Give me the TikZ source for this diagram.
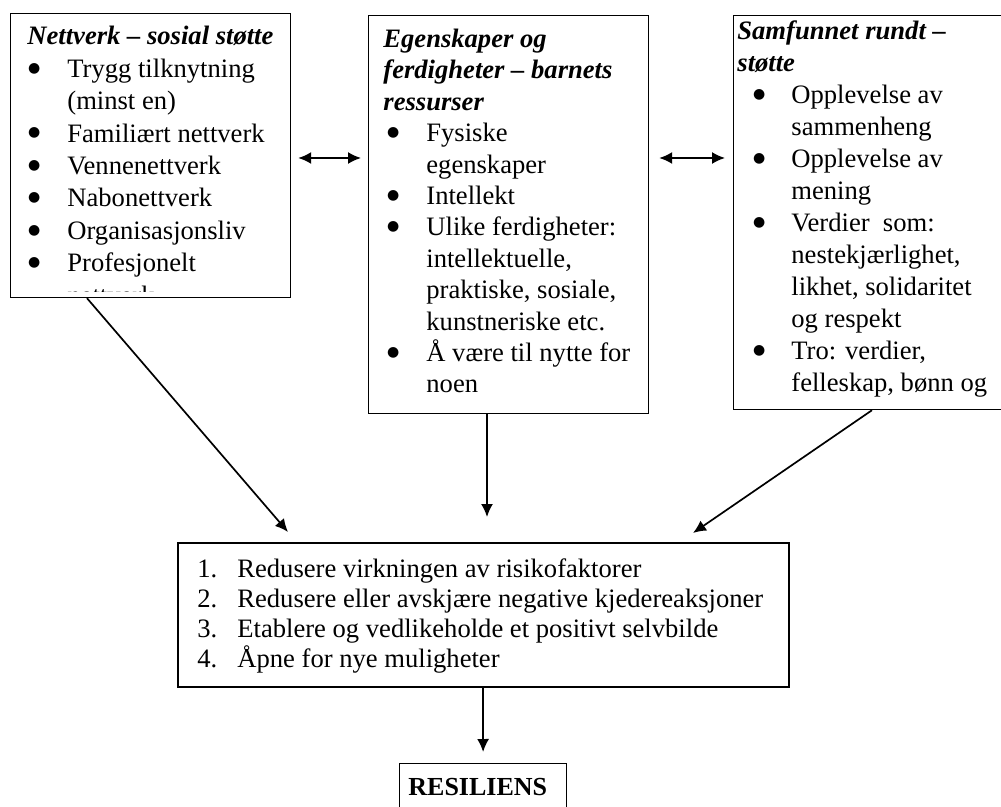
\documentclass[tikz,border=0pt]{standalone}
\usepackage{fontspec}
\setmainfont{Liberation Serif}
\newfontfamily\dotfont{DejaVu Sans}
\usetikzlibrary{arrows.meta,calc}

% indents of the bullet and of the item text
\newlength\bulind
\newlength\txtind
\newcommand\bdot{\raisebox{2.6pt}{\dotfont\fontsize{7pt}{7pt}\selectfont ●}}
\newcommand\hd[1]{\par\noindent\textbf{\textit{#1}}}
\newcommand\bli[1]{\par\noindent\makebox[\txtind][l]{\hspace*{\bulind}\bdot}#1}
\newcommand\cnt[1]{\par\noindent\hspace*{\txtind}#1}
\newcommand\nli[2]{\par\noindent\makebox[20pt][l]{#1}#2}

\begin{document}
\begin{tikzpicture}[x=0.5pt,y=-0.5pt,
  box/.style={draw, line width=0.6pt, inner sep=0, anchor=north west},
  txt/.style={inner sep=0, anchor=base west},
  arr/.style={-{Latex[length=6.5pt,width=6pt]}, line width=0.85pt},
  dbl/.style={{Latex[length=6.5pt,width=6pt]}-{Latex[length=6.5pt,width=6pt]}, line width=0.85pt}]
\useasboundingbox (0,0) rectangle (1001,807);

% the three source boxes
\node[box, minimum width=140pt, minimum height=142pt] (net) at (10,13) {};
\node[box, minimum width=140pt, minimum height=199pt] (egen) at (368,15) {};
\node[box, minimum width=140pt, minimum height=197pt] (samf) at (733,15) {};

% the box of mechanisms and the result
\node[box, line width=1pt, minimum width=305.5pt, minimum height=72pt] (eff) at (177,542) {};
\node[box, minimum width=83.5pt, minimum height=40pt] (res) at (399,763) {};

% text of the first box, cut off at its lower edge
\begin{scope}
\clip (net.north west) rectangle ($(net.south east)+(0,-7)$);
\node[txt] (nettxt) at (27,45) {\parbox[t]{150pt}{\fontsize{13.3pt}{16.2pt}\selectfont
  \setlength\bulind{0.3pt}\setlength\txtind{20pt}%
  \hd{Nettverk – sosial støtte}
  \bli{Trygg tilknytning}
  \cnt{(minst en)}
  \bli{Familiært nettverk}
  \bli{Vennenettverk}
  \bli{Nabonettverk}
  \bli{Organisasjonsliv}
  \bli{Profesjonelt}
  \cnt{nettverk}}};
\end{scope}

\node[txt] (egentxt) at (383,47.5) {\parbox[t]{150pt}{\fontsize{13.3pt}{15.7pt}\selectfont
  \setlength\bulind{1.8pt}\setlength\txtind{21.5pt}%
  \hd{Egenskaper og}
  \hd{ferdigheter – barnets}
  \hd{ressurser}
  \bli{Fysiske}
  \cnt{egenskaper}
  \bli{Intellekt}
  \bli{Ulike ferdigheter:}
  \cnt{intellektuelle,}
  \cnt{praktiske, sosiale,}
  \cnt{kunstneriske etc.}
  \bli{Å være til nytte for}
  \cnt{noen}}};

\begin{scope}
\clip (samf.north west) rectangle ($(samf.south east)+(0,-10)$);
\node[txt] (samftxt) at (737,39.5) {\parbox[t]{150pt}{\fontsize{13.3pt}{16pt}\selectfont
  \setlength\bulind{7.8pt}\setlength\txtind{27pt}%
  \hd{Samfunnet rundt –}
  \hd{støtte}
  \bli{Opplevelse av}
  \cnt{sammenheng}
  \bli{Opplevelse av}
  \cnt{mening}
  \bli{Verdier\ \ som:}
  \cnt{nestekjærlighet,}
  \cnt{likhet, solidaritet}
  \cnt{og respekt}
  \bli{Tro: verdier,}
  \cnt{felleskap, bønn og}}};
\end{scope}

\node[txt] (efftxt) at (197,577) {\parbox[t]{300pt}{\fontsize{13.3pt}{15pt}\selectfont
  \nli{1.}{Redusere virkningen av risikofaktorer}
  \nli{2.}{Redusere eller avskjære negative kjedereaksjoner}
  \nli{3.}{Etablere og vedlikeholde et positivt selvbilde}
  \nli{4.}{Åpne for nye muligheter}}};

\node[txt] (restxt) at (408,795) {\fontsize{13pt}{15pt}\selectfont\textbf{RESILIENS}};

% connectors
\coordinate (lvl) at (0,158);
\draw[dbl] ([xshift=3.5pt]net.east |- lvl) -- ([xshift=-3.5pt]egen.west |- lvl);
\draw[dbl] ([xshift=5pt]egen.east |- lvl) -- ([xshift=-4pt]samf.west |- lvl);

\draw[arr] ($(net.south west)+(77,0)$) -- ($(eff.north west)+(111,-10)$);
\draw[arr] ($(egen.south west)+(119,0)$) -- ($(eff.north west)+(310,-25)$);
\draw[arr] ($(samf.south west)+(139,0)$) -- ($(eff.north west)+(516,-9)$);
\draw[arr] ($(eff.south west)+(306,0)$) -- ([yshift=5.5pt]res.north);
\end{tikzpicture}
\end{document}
━━━━
Exercise requirements: Retype each line of the listing above word for word. Exclude the pictures.

Exercise response:
Give me the TikZ source for this diagram.
\documentclass[tikz,border=0pt]{standalone}
\usepackage{fontspec}
\setmainfont{Liberation Serif}
\newfontfamily\dotfont{DejaVu Sans}
\usetikzlibrary{arrows.meta,calc}

% indents of the bullet and of the item text
\newlength\bulind
\newlength\txtind
\newcommand\bdot{\raisebox{2.6pt}{\dotfont\fontsize{7pt}{7pt}\selectfont ●}}
\newcommand\hd[1]{\par\noindent\textbf{\textit{#1}}}
\newcommand\bli[1]{\par\noindent\makebox[\txtind][l]{\hspace*{\bulind}\bdot}#1}
\newcommand\cnt[1]{\par\noindent\hspace*{\txtind}#1}
\newcommand\nli[2]{\par\noindent\makebox[20pt][l]{#1}#2}

\begin{document}
\begin{tikzpicture}[x=0.5pt,y=-0.5pt,
  box/.style={draw, line width=0.6pt, inner sep=0, anchor=north west},
  txt/.style={inner sep=0, anchor=base west},
  arr/.style={-{Latex[length=6.5pt,width=6pt]}, line width=0.85pt},
  dbl/.style={{Latex[length=6.5pt,width=6pt]}-{Latex[length=6.5pt,width=6pt]}, line width=0.85pt}]
\useasboundingbox (0,0) rectangle (1001,807);

% the three source boxes
\node[box, minimum width=140pt, minimum height=142pt] (net) at (10,13) {};
\node[box, minimum width=140pt, minimum height=199pt] (egen) at (368,15) {};
\node[box, minimum width=140pt, minimum height=197pt] (samf) at (733,15) {};

% the box of mechanisms and the result
\node[box, line width=1pt, minimum width=305.5pt, minimum height=72pt] (eff) at (177,542) {};
\node[box, minimum width=83.5pt, minimum height=40pt] (res) at (399,763) {};

% text of the first box, cut off at its lower edge
\begin{scope}
\clip (net.north west) rectangle ($(net.south east)+(0,-7)$);
\node[txt] (nettxt) at (27,45) {\parbox[t]{150pt}{\fontsize{13.3pt}{16.2pt}\selectfont
  \setlength\bulind{0.3pt}\setlength\txtind{20pt}%
  \hd{Nettverk – sosial støtte}
  \bli{Trygg tilknytning}
  \cnt{(minst en)}
  \bli{Familiært nettverk}
  \bli{Vennenettverk}
  \bli{Nabonettverk}
  \bli{Organisasjonsliv}
  \bli{Profesjonelt}
  \cnt{nettverk}}};
\end{scope}

\node[txt] (egentxt) at (383,47.5) {\parbox[t]{150pt}{\fontsize{13.3pt}{15.7pt}\selectfont
  \setlength\bulind{1.8pt}\setlength\txtind{21.5pt}%
  \hd{Egenskaper og}
  \hd{ferdigheter – barnets}
  \hd{ressurser}
  \bli{Fysiske}
  \cnt{egenskaper}
  \bli{Intellekt}
  \bli{Ulike ferdigheter:}
  \cnt{intellektuelle,}
  \cnt{praktiske, sosiale,}
  \cnt{kunstneriske etc.}
  \bli{Å være til nytte for}
  \cnt{noen}}};

\begin{scope}
\clip (samf.north west) rectangle ($(samf.south east)+(0,-10)$);
\node[txt] (samftxt) at (737,39.5) {\parbox[t]{150pt}{\fontsize{13.3pt}{16pt}\selectfont
  \setlength\bulind{7.8pt}\setlength\txtind{27pt}%
  \hd{Samfunnet rundt –}
  \hd{støtte}
  \bli{Opplevelse av}
  \cnt{sammenheng}
  \bli{Opplevelse av}
  \cnt{mening}
  \bli{Verdier\ \ som:}
  \cnt{nestekjærlighet,}
  \cnt{likhet, solidaritet}
  \cnt{og respekt}
  \bli{Tro: verdier,}
  \cnt{felleskap, bønn og}}};
\end{scope}

\node[txt] (efftxt) at (197,577) {\parbox[t]{300pt}{\fontsize{13.3pt}{15pt}\selectfont
  \nli{1.}{Redusere virkningen av risikofaktorer}
  \nli{2.}{Redusere eller avskjære negative kjedereaksjoner}
  \nli{3.}{Etablere og vedlikeholde et positivt selvbilde}
  \nli{4.}{Åpne for nye muligheter}}};

\node[txt] (restxt) at (408,795) {\fontsize{13pt}{15pt}\selectfont\textbf{RESILIENS}};

% connectors
\coordinate (lvl) at (0,158);
\draw[dbl] ([xshift=3.5pt]net.east |- lvl) -- ([xshift=-3.5pt]egen.west |- lvl);
\draw[dbl] ([xshift=5pt]egen.east |- lvl) -- ([xshift=-4pt]samf.west |- lvl);

\draw[arr] ($(net.south west)+(77,0)$) -- ($(eff.north west)+(111,-10)$);
\draw[arr] ($(egen.south west)+(119,0)$) -- ($(eff.north west)+(310,-25)$);
\draw[arr] ($(samf.south west)+(139,0)$) -- ($(eff.north west)+(516,-9)$);
\draw[arr] ($(eff.south west)+(306,0)$) -- ([yshift=5.5pt]res.north);
\end{tikzpicture}
\end{document}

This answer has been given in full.